A escuta do vento pontua esses instantes em que o filme se expõe, com toda a implicação que é possível extrair dessa ideia de exposição: não apenas o mecanismo moderno de colocar em cena o gesto mesmo de realização, mas uma exposição ao risco de revelar as próprias fragilidades e de colocar o rosto como que disponível a um fora. Esse filme virado ao avesso torna ainda mais visível e audível o interesse, de um lado, pelas possibilidades da máquina cinema, e de outro lado, pela potência maquínica da natureza em desencadear sensações, respirações, experiências. Estamos diante de uma vontade profunda em acompanhar os fenômenos naturais e dar a eles uma forma de cinema: perceber os ruídos dos ventos, observar como eles reverberam nos objetos, como eles fazem deslocar as ondas do mar, as folhas das árvores e mesmo os túmulos dos que morreram. E é aí que vamos encontrar uma nova camada dessa obra, o eterno retorno do tema da morte, percebido nesses deslocamentos e ressurgimentos dos restos físicos de quem já estava sob a terra há anos, e ainda transformado em dispositivo de encenação, quando uma nova virada da narrativa introduz a presença e o problema de um corpo inusitado.

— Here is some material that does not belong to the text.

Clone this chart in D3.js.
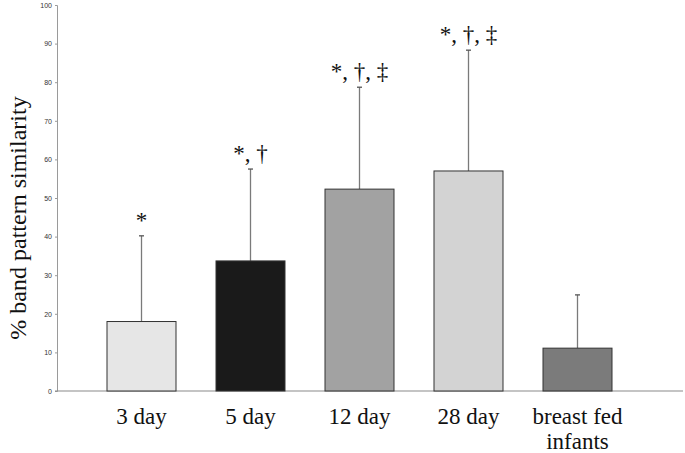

As forças do mundo podem, então, quase que tragar os seres. O que parece ser constatado no âmbito da construção discursiva de Ventos de agosto – o mar avança, o vento tem uma potência de articular o inarticulável e de fazer fluxos inesperados, as rochas respiram – não passa imediatamente para as maneiras expressivas de organizar a enunciação. Esse embate irresolvível entre o que o filme planeja e o que o mundo tem a oferecer como potência se transforma em lugar de instabilidade, traçado sempre por se redesenhar, mistérios por se alargar. As formas de vida, as forças da natureza e as matérias do filme se arranjam e rearranjam, se montam e desmontam constantemente, e um lugar de convivência comum entre elas não para de escapar das mãos. É sempre desafiador encontrar a justa medida para colocar em compasso o rigor e a relação, para que o gesto de enquadrar não se torne gesto de enfatizar a distância.